Yes. I have learned that when I have the Spirit, nothing is too hard for me. When I feel the love of God more strongly in my life, I am empowered to do His will. God has helped me live my covenants up to this point in my life, and if I continue to do my best to follow Him and put my trust in Him, I know I will be supported.
Your responses seem simple and maybe unrealistic. Are you really gay or are you bisexual? Do you think you are oversimplifying the condition of homosexuality?
First, I am gay. Though I am very straight-acting on the outside, my homosexual desires are strong.
I do not think my outlook on life is unrealistic or Pollyanna-like. In reality, the truths of the Gospel of Jesus Christ are simple and easy to understand. Faith in these principles and teachings leads to increased power and ability to live the Gospel. Doubt overshadows the simple truths of the Gospel while faith reveals such principles.
With all that said, let me say I have struggle tremendously at times with this trial. The heartache, doubt, confusion, frustration, and depression are very real. More than once, I have considered giving up with my fight and pursuing an “easier” route. My comments above are in this context of the deep periods of pain and trial I have experience. Despite these tough times—past, present, and future—I wholeheartedly reaffirm my statements above.
Aren’t your statements advocating celibacy or heterosexual marriage judgmental towards those people who do not follow such standards?
No, and the reason why is because I try hard to withhold judgments against individuals. I have a couple SSA friends who live with their boyfriends. A small number of my friends have engaged in noncommittal sex. Though I may make other choices and believe the Gospel brings greater happiness than their choices, I do not condemn them. I learn from others—from both their successes and mistakes.
We all have to make judgments and decisions about actions and behavior, and I am no exception. I proclaim and defend my beliefs and actions while advising against other actions and beliefs. I do NOT proclaim and defend individuals while advising against other individuals. (There is one exception: I proclaim and defend my Savior.) Thus, my comments should neither aggrandize those who live in accordance with my comments nor diminish or condemn those who choose to live otherwise.
Don’t you think people who live in a gay relationship can find happiness?
Yes. I have received emails and from guys who say they are happy, and I believe them.
Don’t your moral beliefs contradict your beliefs that some gays can be happy living a gay lifestyle?
No. First of all, God loves all of His children.
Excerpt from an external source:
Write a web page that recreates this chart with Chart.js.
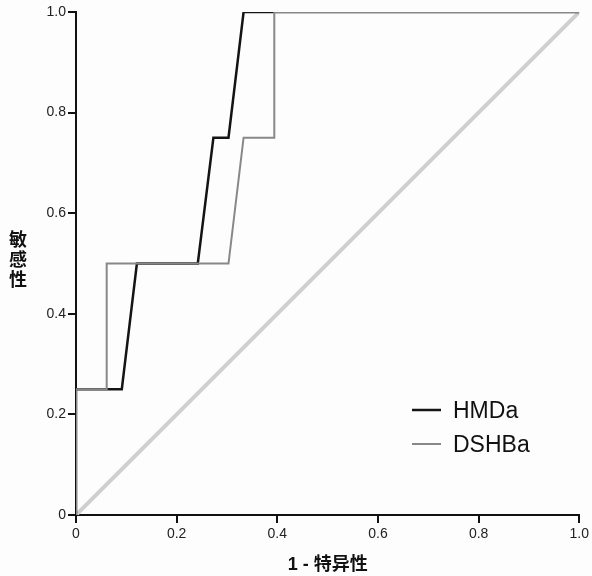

People who live as I have chosen do not have a monopoly on happiness, joy, etc. in this life.
I do believe that there are different levels of emotion and types of emotion. Different actions bring different types/degrees of emotions including happiness, peace, and joy. For example, the joy I felt after passing a tough class in college is different from the joy I feel spending quality time with close friends. The scriptures also acknowledge different types of happiness (see Mormon 2:13).
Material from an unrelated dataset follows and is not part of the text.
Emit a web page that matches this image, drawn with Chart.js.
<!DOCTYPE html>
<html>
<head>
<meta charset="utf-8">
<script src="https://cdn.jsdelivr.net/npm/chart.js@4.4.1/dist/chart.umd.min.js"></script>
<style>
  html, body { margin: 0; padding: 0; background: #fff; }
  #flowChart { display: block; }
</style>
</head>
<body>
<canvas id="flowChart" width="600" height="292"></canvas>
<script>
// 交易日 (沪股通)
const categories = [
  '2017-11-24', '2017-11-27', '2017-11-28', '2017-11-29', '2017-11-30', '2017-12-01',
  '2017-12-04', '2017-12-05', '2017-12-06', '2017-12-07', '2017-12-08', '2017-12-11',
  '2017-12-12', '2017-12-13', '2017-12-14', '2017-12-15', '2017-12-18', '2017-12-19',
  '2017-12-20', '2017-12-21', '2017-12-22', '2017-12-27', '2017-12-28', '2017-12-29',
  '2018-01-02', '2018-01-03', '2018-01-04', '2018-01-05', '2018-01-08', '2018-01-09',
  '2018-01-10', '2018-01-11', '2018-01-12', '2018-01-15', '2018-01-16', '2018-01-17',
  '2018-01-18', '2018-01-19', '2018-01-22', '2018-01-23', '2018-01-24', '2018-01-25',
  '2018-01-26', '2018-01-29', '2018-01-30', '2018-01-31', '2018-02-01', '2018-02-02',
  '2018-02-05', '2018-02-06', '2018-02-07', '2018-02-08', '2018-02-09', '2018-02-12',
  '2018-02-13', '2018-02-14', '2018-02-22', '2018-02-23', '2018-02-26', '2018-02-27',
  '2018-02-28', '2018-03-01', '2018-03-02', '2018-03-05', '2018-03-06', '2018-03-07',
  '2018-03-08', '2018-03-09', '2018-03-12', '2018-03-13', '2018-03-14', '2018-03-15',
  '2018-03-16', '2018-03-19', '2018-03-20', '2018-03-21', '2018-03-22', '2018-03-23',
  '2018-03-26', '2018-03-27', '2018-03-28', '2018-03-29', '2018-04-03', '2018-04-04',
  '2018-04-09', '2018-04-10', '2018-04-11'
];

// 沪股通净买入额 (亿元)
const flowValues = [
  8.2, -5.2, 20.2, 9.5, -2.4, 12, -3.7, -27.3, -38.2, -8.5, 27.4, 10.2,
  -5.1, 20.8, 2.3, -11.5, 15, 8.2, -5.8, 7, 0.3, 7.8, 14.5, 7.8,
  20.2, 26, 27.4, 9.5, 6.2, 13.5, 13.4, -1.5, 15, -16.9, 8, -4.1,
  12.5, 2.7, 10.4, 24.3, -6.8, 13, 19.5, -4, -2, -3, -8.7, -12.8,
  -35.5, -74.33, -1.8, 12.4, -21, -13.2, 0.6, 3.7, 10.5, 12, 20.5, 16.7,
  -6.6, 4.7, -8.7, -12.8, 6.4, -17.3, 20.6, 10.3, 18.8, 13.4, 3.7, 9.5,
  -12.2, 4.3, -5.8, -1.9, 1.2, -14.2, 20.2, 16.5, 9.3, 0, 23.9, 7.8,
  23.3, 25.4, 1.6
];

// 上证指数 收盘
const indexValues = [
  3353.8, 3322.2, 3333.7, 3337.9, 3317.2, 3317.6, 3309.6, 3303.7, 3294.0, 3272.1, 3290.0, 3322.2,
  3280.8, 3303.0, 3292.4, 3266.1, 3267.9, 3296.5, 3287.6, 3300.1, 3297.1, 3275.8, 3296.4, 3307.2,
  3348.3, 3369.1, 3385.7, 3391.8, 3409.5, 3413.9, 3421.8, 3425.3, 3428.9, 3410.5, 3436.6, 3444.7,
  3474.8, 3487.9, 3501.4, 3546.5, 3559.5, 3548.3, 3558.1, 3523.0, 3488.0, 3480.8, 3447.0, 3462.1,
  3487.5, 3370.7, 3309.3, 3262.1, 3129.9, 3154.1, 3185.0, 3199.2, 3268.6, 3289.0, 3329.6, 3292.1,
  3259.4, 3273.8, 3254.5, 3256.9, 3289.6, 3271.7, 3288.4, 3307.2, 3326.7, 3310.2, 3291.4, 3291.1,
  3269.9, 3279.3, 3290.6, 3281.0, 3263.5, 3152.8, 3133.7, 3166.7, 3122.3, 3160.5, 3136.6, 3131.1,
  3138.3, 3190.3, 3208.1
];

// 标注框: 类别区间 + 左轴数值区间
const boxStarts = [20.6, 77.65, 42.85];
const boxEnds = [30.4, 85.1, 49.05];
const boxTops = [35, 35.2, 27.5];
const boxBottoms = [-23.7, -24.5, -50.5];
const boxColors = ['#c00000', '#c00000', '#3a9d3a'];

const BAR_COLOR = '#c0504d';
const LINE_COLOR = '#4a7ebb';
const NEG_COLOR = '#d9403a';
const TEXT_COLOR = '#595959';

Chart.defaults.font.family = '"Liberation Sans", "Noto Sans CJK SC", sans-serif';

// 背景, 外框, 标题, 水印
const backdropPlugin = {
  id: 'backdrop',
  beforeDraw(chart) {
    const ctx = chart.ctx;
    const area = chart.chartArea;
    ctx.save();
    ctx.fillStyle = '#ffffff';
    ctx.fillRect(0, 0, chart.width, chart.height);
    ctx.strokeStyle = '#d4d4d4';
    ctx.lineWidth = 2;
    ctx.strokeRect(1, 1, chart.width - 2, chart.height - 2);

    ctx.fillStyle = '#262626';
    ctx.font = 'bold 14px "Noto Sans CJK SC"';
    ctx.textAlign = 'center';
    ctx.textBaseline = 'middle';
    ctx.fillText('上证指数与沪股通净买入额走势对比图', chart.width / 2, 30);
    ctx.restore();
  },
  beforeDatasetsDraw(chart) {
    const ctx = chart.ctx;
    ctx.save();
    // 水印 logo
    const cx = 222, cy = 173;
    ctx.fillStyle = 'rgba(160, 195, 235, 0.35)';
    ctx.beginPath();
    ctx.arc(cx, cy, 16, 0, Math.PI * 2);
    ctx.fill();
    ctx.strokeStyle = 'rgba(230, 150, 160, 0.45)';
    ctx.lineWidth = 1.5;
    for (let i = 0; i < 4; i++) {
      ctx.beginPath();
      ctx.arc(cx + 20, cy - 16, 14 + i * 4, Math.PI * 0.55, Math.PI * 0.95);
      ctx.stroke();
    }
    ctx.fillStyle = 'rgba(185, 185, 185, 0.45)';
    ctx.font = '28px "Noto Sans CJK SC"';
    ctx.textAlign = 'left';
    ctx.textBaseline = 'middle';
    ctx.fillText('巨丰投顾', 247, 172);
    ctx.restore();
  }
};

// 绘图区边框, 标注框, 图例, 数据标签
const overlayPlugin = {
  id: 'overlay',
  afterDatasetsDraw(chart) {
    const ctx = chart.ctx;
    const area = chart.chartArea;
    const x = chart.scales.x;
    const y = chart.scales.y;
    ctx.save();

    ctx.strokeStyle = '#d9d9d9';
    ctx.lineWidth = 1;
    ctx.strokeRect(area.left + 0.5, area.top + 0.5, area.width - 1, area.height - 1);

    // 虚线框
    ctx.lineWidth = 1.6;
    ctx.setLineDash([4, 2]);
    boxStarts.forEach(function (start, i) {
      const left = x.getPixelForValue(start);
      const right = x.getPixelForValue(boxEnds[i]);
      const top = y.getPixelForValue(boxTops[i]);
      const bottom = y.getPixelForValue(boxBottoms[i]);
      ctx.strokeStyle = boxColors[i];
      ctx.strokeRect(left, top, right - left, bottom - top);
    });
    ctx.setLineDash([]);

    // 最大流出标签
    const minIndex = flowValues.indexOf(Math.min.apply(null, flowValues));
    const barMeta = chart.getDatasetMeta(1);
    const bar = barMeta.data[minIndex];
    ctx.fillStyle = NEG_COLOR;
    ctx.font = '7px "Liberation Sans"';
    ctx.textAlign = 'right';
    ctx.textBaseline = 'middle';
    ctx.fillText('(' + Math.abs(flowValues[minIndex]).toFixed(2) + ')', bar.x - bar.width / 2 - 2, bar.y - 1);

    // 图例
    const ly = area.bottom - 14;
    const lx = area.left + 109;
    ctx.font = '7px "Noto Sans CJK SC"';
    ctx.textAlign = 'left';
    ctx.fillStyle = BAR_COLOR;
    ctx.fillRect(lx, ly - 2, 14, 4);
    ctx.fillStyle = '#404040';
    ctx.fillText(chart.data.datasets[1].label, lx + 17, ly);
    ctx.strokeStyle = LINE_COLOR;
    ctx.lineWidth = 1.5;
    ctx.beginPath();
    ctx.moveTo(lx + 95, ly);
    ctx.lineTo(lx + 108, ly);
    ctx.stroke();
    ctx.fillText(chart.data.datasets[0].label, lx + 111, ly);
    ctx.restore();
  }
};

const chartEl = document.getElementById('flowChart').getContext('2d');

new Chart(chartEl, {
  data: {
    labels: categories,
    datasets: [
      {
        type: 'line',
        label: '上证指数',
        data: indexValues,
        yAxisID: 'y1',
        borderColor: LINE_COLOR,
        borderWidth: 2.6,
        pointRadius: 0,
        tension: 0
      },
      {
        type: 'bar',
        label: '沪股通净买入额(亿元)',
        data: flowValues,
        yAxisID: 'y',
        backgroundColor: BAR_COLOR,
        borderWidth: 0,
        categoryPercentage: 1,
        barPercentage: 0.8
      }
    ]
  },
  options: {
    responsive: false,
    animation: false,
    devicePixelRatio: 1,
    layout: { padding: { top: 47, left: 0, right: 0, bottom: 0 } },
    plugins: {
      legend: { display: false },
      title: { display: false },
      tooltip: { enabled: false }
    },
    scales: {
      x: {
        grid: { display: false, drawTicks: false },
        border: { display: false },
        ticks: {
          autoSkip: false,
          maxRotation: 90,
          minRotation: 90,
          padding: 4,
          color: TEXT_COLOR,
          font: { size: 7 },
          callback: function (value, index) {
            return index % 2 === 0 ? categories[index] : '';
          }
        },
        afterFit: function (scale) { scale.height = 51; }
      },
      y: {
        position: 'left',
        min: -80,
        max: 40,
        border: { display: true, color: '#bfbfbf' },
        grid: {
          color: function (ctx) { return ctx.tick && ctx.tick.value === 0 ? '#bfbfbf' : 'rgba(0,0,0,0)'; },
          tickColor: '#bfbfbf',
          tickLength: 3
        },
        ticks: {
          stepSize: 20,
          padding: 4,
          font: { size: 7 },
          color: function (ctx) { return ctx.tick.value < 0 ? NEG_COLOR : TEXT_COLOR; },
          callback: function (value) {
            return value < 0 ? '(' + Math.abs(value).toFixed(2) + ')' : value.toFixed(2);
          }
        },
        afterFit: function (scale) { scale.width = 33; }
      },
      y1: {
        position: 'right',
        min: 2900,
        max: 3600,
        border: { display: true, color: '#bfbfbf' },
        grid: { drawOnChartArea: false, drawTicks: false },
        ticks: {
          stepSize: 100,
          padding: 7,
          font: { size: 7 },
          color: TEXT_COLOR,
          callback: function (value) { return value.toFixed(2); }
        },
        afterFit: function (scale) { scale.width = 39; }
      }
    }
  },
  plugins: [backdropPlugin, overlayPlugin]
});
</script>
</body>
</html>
I contend that the positive feelings I experience living the Gospel is different from the positive feelings experienced by people who choose a different lifestyle. Allow me to share a chat I recently had with a friend (Jared). The names have obviously been changed to protect everyone’s privacy;
Jared: well can I share this with you?
Jared: and if you repeat it to Abram [his boyfriend] I will deny it
Jared: lol
Me: Sure
Jared: I was happier following the gospel
Me: In what ways?
Jared: hard to explain. I felt truer happiness... however I felt a loneliness I couldn’t handle.
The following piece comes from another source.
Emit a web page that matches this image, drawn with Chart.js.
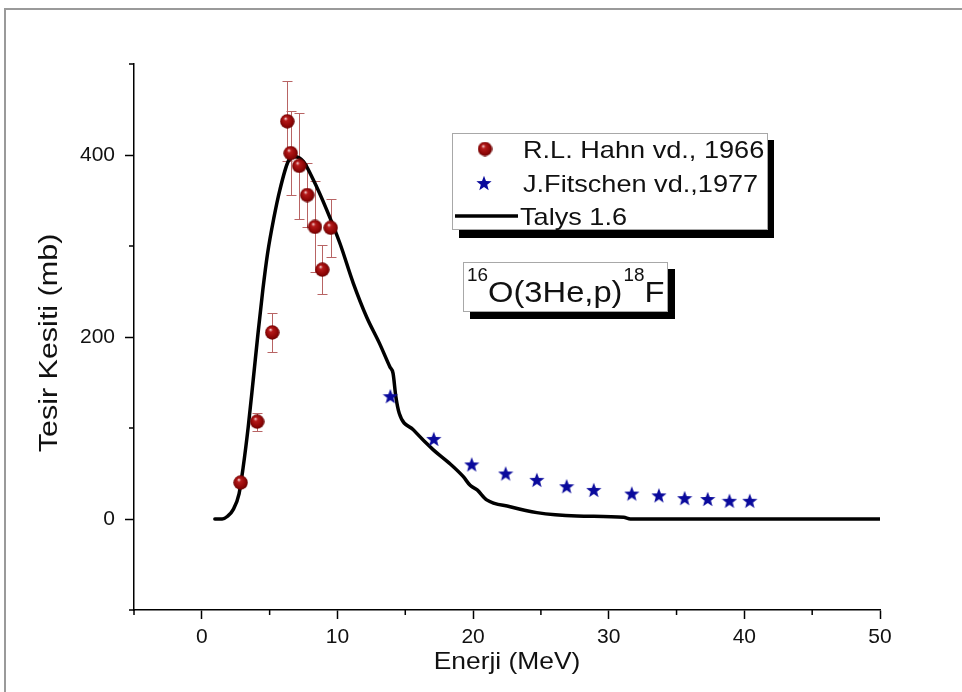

Jared: Which is why I pursued a relationship.
Me: I see
Me: hmm
Jared: I'm extremely happy with Abram
Jared: very, very happy
Me: Good
Jared: it's just a different type
Thus, I don’t dispute anyone’s feelings. I think we all pursue different paths that we believe will bring us the most happiness, and we are free to disagree. We can disagree and still be civil. We can make different choices and still be friends.